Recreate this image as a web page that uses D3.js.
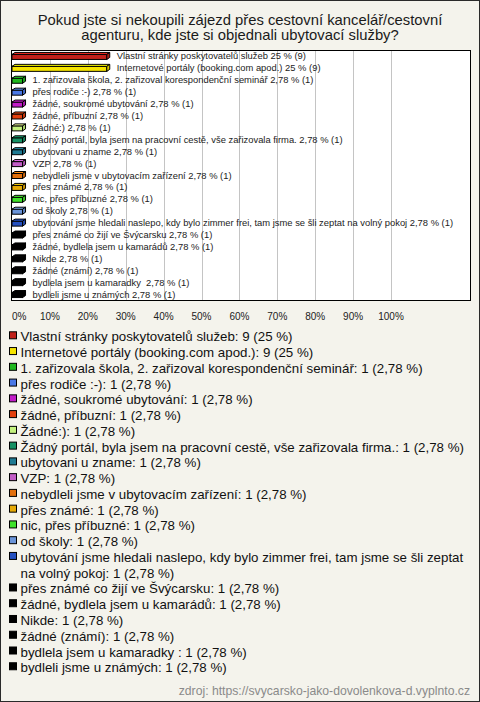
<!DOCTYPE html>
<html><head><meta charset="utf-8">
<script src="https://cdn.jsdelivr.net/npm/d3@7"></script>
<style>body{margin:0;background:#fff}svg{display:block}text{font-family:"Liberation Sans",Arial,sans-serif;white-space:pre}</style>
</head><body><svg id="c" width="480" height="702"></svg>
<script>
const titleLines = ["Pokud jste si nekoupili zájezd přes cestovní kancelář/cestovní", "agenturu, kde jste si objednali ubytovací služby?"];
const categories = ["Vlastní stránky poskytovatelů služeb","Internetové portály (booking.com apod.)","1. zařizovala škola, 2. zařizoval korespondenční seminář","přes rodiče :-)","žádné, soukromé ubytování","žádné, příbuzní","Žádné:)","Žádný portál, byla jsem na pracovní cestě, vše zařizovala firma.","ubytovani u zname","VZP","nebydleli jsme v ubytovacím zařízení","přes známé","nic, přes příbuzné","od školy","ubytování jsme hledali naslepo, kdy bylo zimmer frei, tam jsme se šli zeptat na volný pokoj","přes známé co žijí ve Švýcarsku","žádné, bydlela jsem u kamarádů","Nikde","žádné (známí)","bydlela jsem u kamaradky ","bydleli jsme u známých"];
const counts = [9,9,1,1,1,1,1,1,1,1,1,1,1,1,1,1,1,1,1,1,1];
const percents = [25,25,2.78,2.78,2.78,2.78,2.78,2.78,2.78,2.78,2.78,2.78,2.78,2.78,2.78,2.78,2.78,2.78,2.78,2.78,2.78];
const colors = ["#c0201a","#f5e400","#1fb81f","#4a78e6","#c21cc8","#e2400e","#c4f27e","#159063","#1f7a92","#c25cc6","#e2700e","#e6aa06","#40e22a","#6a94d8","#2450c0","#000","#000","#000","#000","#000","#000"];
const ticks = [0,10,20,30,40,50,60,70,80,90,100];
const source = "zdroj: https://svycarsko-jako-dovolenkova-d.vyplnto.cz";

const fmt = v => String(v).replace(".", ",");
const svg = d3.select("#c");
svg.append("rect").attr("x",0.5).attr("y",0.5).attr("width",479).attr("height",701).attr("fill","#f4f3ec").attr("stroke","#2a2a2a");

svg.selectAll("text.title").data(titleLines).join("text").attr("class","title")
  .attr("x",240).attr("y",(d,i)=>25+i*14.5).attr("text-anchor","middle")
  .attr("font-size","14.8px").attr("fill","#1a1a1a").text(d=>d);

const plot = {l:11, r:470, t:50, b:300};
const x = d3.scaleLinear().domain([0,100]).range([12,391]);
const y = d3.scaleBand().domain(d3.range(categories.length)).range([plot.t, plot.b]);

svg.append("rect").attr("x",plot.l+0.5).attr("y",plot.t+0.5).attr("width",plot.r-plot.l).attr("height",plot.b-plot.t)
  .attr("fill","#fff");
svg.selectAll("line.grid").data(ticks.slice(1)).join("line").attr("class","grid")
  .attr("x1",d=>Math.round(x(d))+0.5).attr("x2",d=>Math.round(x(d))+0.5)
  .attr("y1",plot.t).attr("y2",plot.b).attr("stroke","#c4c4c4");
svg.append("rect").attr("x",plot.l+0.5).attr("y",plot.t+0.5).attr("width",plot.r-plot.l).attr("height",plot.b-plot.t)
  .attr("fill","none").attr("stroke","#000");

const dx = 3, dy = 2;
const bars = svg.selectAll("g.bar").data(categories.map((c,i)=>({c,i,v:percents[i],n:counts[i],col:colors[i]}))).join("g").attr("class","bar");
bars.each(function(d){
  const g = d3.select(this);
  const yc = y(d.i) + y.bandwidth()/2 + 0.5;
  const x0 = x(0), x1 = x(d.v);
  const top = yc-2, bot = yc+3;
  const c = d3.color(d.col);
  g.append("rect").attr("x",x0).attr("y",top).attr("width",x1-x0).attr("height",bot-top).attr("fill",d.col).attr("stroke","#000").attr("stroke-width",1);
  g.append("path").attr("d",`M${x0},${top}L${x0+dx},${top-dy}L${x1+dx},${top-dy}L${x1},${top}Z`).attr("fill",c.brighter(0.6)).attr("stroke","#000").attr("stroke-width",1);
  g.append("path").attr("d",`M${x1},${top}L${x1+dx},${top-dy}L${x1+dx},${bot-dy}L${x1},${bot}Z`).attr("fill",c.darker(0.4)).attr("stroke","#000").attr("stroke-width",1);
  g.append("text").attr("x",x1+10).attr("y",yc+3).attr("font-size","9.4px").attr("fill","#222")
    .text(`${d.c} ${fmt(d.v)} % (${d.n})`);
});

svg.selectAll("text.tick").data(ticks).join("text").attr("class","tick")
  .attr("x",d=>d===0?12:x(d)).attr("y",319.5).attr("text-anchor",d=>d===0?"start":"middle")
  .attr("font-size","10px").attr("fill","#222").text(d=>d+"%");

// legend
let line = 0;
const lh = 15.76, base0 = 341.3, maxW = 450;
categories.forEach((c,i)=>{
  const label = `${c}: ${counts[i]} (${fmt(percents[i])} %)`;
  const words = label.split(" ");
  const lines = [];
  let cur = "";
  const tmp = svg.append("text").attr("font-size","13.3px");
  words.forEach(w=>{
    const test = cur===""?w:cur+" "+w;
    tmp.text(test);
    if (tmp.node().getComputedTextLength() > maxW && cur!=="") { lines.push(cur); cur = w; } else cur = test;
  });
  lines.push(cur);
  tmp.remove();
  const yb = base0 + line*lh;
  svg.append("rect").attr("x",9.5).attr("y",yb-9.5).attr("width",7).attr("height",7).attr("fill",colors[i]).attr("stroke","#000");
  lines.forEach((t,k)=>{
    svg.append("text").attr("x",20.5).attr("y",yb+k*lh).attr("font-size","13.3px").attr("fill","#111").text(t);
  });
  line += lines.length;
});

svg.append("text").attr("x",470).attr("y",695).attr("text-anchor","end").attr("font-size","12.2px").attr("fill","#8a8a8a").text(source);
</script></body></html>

_____

--- Exercise goal ---
Reproduce the data verbatim. Do not carry any picture into the copy.

--- Result for this exercise ---
Recreate this image as a web page that uses D3.js.
<!DOCTYPE html>
<html><head><meta charset="utf-8">
<script src="https://cdn.jsdelivr.net/npm/d3@7"></script>
<style>body{margin:0;background:#fff}svg{display:block}text{font-family:"Liberation Sans",Arial,sans-serif;white-space:pre}</style>
</head><body><svg id="c" width="480" height="702"></svg>
<script>
const titleLines = ["Pokud jste si nekoupili zájezd přes cestovní kancelář/cestovní", "agenturu, kde jste si objednali ubytovací služby?"];
const categories = ["Vlastní stránky poskytovatelů služeb","Internetové portály (booking.com apod.)","1. zařizovala škola, 2. zařizoval korespondenční seminář","přes rodiče :-)","žádné, soukromé ubytování","žádné, příbuzní","Žádné:)","Žádný portál, byla jsem na pracovní cestě, vše zařizovala firma.","ubytovani u zname","VZP","nebydleli jsme v ubytovacím zařízení","přes známé","nic, přes příbuzné","od školy","ubytování jsme hledali naslepo, kdy bylo zimmer frei, tam jsme se šli zeptat na volný pokoj","přes známé co žijí ve Švýcarsku","žádné, bydlela jsem u kamarádů","Nikde","žádné (známí)","bydlela jsem u kamaradky ","bydleli jsme u známých"];
const counts = [9,9,1,1,1,1,1,1,1,1,1,1,1,1,1,1,1,1,1,1,1];
const percents = [25,25,2.78,2.78,2.78,2.78,2.78,2.78,2.78,2.78,2.78,2.78,2.78,2.78,2.78,2.78,2.78,2.78,2.78,2.78,2.78];
const colors = ["#c0201a","#f5e400","#1fb81f","#4a78e6","#c21cc8","#e2400e","#c4f27e","#159063","#1f7a92","#c25cc6","#e2700e","#e6aa06","#40e22a","#6a94d8","#2450c0","#000","#000","#000","#000","#000","#000"];
const ticks = [0,10,20,30,40,50,60,70,80,90,100];
const source = "zdroj: https://svycarsko-jako-dovolenkova-d.vyplnto.cz";

const fmt = v => String(v).replace(".", ",");
const svg = d3.select("#c");
svg.append("rect").attr("x",0.5).attr("y",0.5).attr("width",479).attr("height",701).attr("fill","#f4f3ec").attr("stroke","#2a2a2a");

svg.selectAll("text.title").data(titleLines).join("text").attr("class","title")
  .attr("x",240).attr("y",(d,i)=>25+i*14.5).attr("text-anchor","middle")
  .attr("font-size","14.8px").attr("fill","#1a1a1a").text(d=>d);

const plot = {l:11, r:470, t:50, b:300};
const x = d3.scaleLinear().domain([0,100]).range([12,391]);
const y = d3.scaleBand().domain(d3.range(categories.length)).range([plot.t, plot.b]);

svg.append("rect").attr("x",plot.l+0.5).attr("y",plot.t+0.5).attr("width",plot.r-plot.l).attr("height",plot.b-plot.t)
  .attr("fill","#fff");
svg.selectAll("line.grid").data(ticks.slice(1)).join("line").attr("class","grid")
  .attr("x1",d=>Math.round(x(d))+0.5).attr("x2",d=>Math.round(x(d))+0.5)
  .attr("y1",plot.t).attr("y2",plot.b).attr("stroke","#c4c4c4");
svg.append("rect").attr("x",plot.l+0.5).attr("y",plot.t+0.5).attr("width",plot.r-plot.l).attr("height",plot.b-plot.t)
  .attr("fill","none").attr("stroke","#000");

const dx = 3, dy = 2;
const bars = svg.selectAll("g.bar").data(categories.map((c,i)=>({c,i,v:percents[i],n:counts[i],col:colors[i]}))).join("g").attr("class","bar");
bars.each(function(d){
  const g = d3.select(this);
  const yc = y(d.i) + y.bandwidth()/2 + 0.5;
  const x0 = x(0), x1 = x(d.v);
  const top = yc-2, bot = yc+3;
  const c = d3.color(d.col);
  g.append("rect").attr("x",x0).attr("y",top).attr("width",x1-x0).attr("height",bot-top).attr("fill",d.col).attr("stroke","#000").attr("stroke-width",1);
  g.append("path").attr("d",`M${x0},${top}L${x0+dx},${top-dy}L${x1+dx},${top-dy}L${x1},${top}Z`).attr("fill",c.brighter(0.6)).attr("stroke","#000").attr("stroke-width",1);
  g.append("path").attr("d",`M${x1},${top}L${x1+dx},${top-dy}L${x1+dx},${bot-dy}L${x1},${bot}Z`).attr("fill",c.darker(0.4)).attr("stroke","#000").attr("stroke-width",1);
  g.append("text").attr("x",x1+10).attr("y",yc+3).attr("font-size","9.4px").attr("fill","#222")
    .text(`${d.c} ${fmt(d.v)} % (${d.n})`);
});

svg.selectAll("text.tick").data(ticks).join("text").attr("class","tick")
  .attr("x",d=>d===0?12:x(d)).attr("y",319.5).attr("text-anchor",d=>d===0?"start":"middle")
  .attr("font-size","10px").attr("fill","#222").text(d=>d+"%");

// legend
let line = 0;
const lh = 15.76, base0 = 341.3, maxW = 450;
categories.forEach((c,i)=>{
  const label = `${c}: ${counts[i]} (${fmt(percents[i])} %)`;
  const words = label.split(" ");
  const lines = [];
  let cur = "";
  const tmp = svg.append("text").attr("font-size","13.3px");
  words.forEach(w=>{
    const test = cur===""?w:cur+" "+w;
    tmp.text(test);
    if (tmp.node().getComputedTextLength() > maxW && cur!=="") { lines.push(cur); cur = w; } else cur = test;
  });
  lines.push(cur);
  tmp.remove();
  const yb = base0 + line*lh;
  svg.append("rect").attr("x",9.5).attr("y",yb-9.5).attr("width",7).attr("height",7).attr("fill",colors[i]).attr("stroke","#000");
  lines.forEach((t,k)=>{
    svg.append("text").attr("x",20.5).attr("y",yb+k*lh).attr("font-size","13.3px").attr("fill","#111").text(t);
  });
  line += lines.length;
});

svg.append("text").attr("x",470).attr("y",695).attr("text-anchor","end").attr("font-size","12.2px").attr("fill","#8a8a8a").text(source);
</script></body></html>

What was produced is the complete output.